Leave out the images and repeat the listing below without a single change.

DATASET EXCERPT:
** BEGIN **

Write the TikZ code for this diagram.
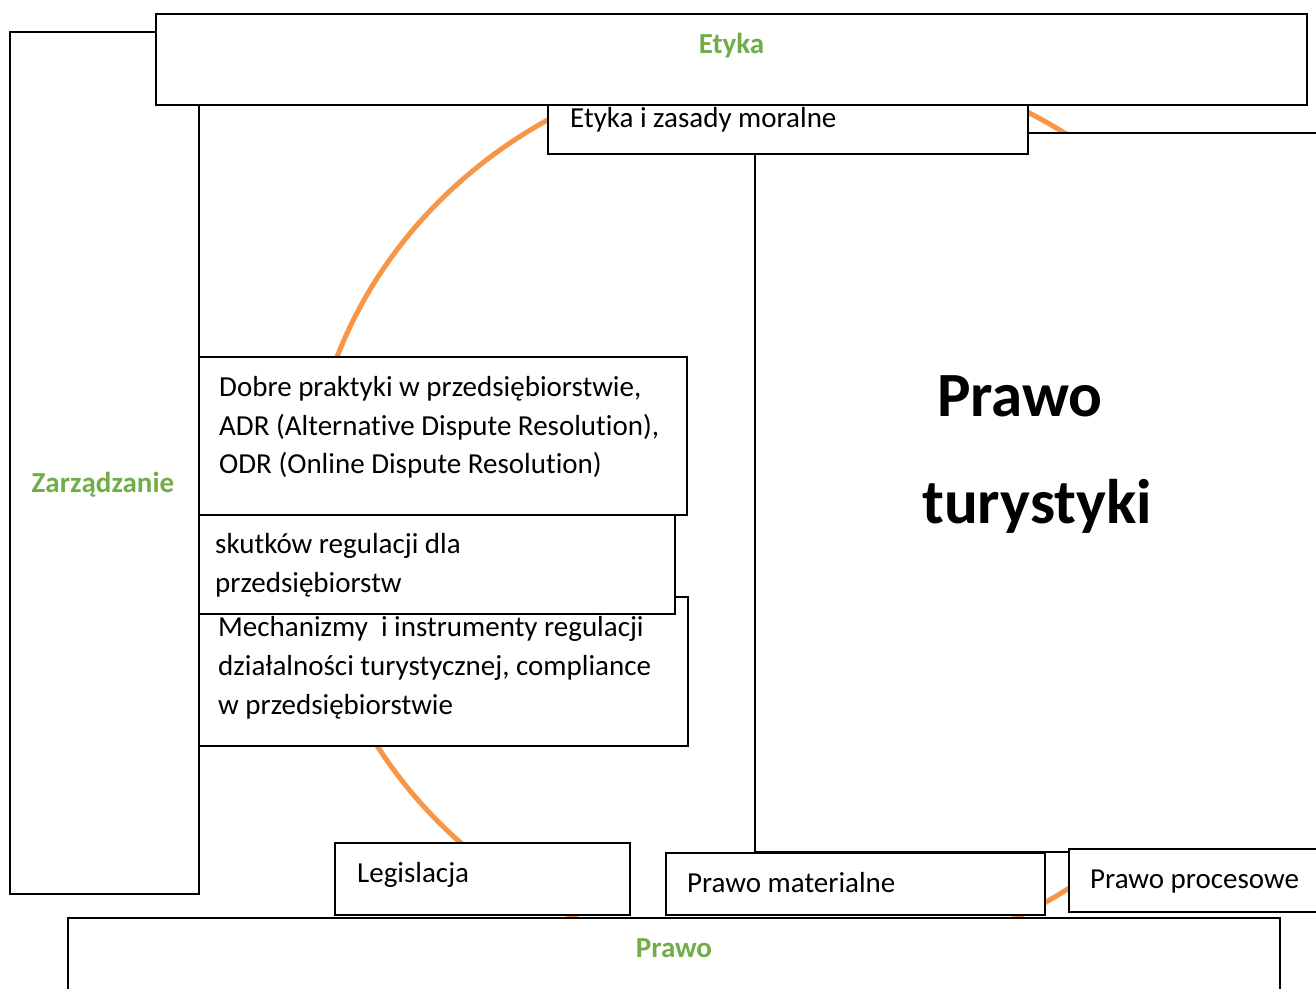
\documentclass[tikz,border=0pt]{standalone}
\usepackage{fontspec}
\setmainfont{Carlito}[Ligatures={NoCommon}, RawFeature={-liga;-clig}]
\usetikzlibrary{shapes.geometric}
\definecolor{titlegreen}{HTML}{70AD47}
\definecolor{arcorange}{HTML}{F79646}
\tikzset{
  box/.style={draw=black, line width=1.6pt, fill=white, inner sep=0pt, outer sep=0pt, anchor=north west},
  txt/.style={anchor=base west, inner sep=0pt, font=\fontsize{29}{38}\selectfont},
  title/.style={anchor=base, inner sep=0pt, text=titlegreen, font=\fontsize{29}{38}\selectfont\bfseries},
  bigtxt/.style={anchor=base west, inner sep=0pt, font=\fontsize{63}{100}\selectfont\bfseries},
  ring/.style={ellipse, draw=arcorange, line width=5pt, inner sep=0pt}
}
\begin{document}
\begin{tikzpicture}[x=1pt,y=-1pt]
\useasboundingbox (0,0) rectangle (1316,988);
\clip (0,0) rectangle (1316,988);
\fill[white] (0,0) rectangle (1316,988);
% orange cycle
\node[ring, minimum width=974pt, minimum height=910pt] (cycle) at (795,512) {};
% Zarzadzanie
\node[box, minimum width=189pt, minimum height=862pt] (zarz) at (10,32) {};
\node[title] (zarzt) at (103,492) {Zarządzanie};
% big Prawo turystyki box
\node[box, minimum width=600pt, minimum height=719pt] (pt) at (755,133) {};
\node[bigtxt] (pt1) at (937,416) {Prawo};
\node[bigtxt] (pt2) at (922,523) {turystyki};
% Etyka i zasady moralne
\node[box, minimum width=480pt, minimum height=59pt] (ezm) at (548,95) {};
\node[txt] (ezmt) at (570,127) {Etyka i zasady moralne};
% Etyka
\node[box, minimum width=1151pt, minimum height=91pt] (ety) at (156,14) {};
\node[title] (etyt) at (731.5,53) {Etyka};
% Mechanizmy
\node[box, minimum width=489pt, minimum height=149pt] (mech) at (199,597) {};
\node[txt] (mech1) at (218,636) {Mechanizmy\ \ i instrumenty regulacji};
\node[txt] (mech2) at (218,675) {działalności turystycznej, compliance};
\node[txt] (mech3) at (218,714) {w przedsiębiorstwie};
% skutkow
\node[box, minimum width=476pt, minimum height=134pt] (skut) at (199,480) {};
\node[txt] (skut1) at (215,553) {skutków regulacji dla};
\node[txt] (skut2) at (215,592) {przedsiębiorstw};
% Dobre praktyki
\node[box, minimum width=488pt, minimum height=158pt] (dobre) at (199,357) {};
\node[txt] (dobre1) at (219,396) {Dobre praktyki w przedsiębiorstwie,};
\node[txt] (dobre2) at (219,435) {ADR (Alternative Dispute Resolution),};
\node[txt] (dobre3) at (219,473) {ODR (Online Dispute Resolution)};
% Legislacja
\node[box, minimum width=295pt, minimum height=72pt] (legis) at (335,843) {};
\node[txt] (legist) at (357,882) {Legislacja};
% Prawo materialne
\node[box, minimum width=379pt, minimum height=62pt] (pmat) at (666,853) {};
\node[txt] (pmatt) at (687,892) {Prawo materialne};
% Prawo procesowe
\node[box, minimum width=280pt, minimum height=63pt] (pproc) at (1069,849) {};
\node[txt] (pproct) at (1090,888) {Prawo procesowe};
% Prawo
\node[box, minimum width=1212pt, minimum height=100pt] (prawo) at (68,918) {};
\node[title] (prawot) at (674,957) {Prawo};
\end{tikzpicture}
\end{document}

** END **

TASK SOLUTION:
Write the TikZ code for this diagram.
\documentclass[tikz,border=0pt]{standalone}
\usepackage{fontspec}
\setmainfont{Carlito}[Ligatures={NoCommon}, RawFeature={-liga;-clig}]
\usetikzlibrary{shapes.geometric}
\definecolor{titlegreen}{HTML}{70AD47}
\definecolor{arcorange}{HTML}{F79646}
\tikzset{
  box/.style={draw=black, line width=1.6pt, fill=white, inner sep=0pt, outer sep=0pt, anchor=north west},
  txt/.style={anchor=base west, inner sep=0pt, font=\fontsize{29}{38}\selectfont},
  title/.style={anchor=base, inner sep=0pt, text=titlegreen, font=\fontsize{29}{38}\selectfont\bfseries},
  bigtxt/.style={anchor=base west, inner sep=0pt, font=\fontsize{63}{100}\selectfont\bfseries},
  ring/.style={ellipse, draw=arcorange, line width=5pt, inner sep=0pt}
}
\begin{document}
\begin{tikzpicture}[x=1pt,y=-1pt]
\useasboundingbox (0,0) rectangle (1316,988);
\clip (0,0) rectangle (1316,988);
\fill[white] (0,0) rectangle (1316,988);
% orange cycle
\node[ring, minimum width=974pt, minimum height=910pt] (cycle) at (795,512) {};
% Zarzadzanie
\node[box, minimum width=189pt, minimum height=862pt] (zarz) at (10,32) {};
\node[title] (zarzt) at (103,492) {Zarządzanie};
% big Prawo turystyki box
\node[box, minimum width=600pt, minimum height=719pt] (pt) at (755,133) {};
\node[bigtxt] (pt1) at (937,416) {Prawo};
\node[bigtxt] (pt2) at (922,523) {turystyki};
% Etyka i zasady moralne
\node[box, minimum width=480pt, minimum height=59pt] (ezm) at (548,95) {};
\node[txt] (ezmt) at (570,127) {Etyka i zasady moralne};
% Etyka
\node[box, minimum width=1151pt, minimum height=91pt] (ety) at (156,14) {};
\node[title] (etyt) at (731.5,53) {Etyka};
% Mechanizmy
\node[box, minimum width=489pt, minimum height=149pt] (mech) at (199,597) {};
\node[txt] (mech1) at (218,636) {Mechanizmy\ \ i instrumenty regulacji};
\node[txt] (mech2) at (218,675) {działalności turystycznej, compliance};
\node[txt] (mech3) at (218,714) {w przedsiębiorstwie};
% skutkow
\node[box, minimum width=476pt, minimum height=134pt] (skut) at (199,480) {};
\node[txt] (skut1) at (215,553) {skutków regulacji dla};
\node[txt] (skut2) at (215,592) {przedsiębiorstw};
% Dobre praktyki
\node[box, minimum width=488pt, minimum height=158pt] (dobre) at (199,357) {};
\node[txt] (dobre1) at (219,396) {Dobre praktyki w przedsiębiorstwie,};
\node[txt] (dobre2) at (219,435) {ADR (Alternative Dispute Resolution),};
\node[txt] (dobre3) at (219,473) {ODR (Online Dispute Resolution)};
% Legislacja
\node[box, minimum width=295pt, minimum height=72pt] (legis) at (335,843) {};
\node[txt] (legist) at (357,882) {Legislacja};
% Prawo materialne
\node[box, minimum width=379pt, minimum height=62pt] (pmat) at (666,853) {};
\node[txt] (pmatt) at (687,892) {Prawo materialne};
% Prawo procesowe
\node[box, minimum width=280pt, minimum height=63pt] (pproc) at (1069,849) {};
\node[txt] (pproct) at (1090,888) {Prawo procesowe};
% Prawo
\node[box, minimum width=1212pt, minimum height=100pt] (prawo) at (68,918) {};
\node[title] (prawot) at (674,957) {Prawo};
\end{tikzpicture}
\end{document}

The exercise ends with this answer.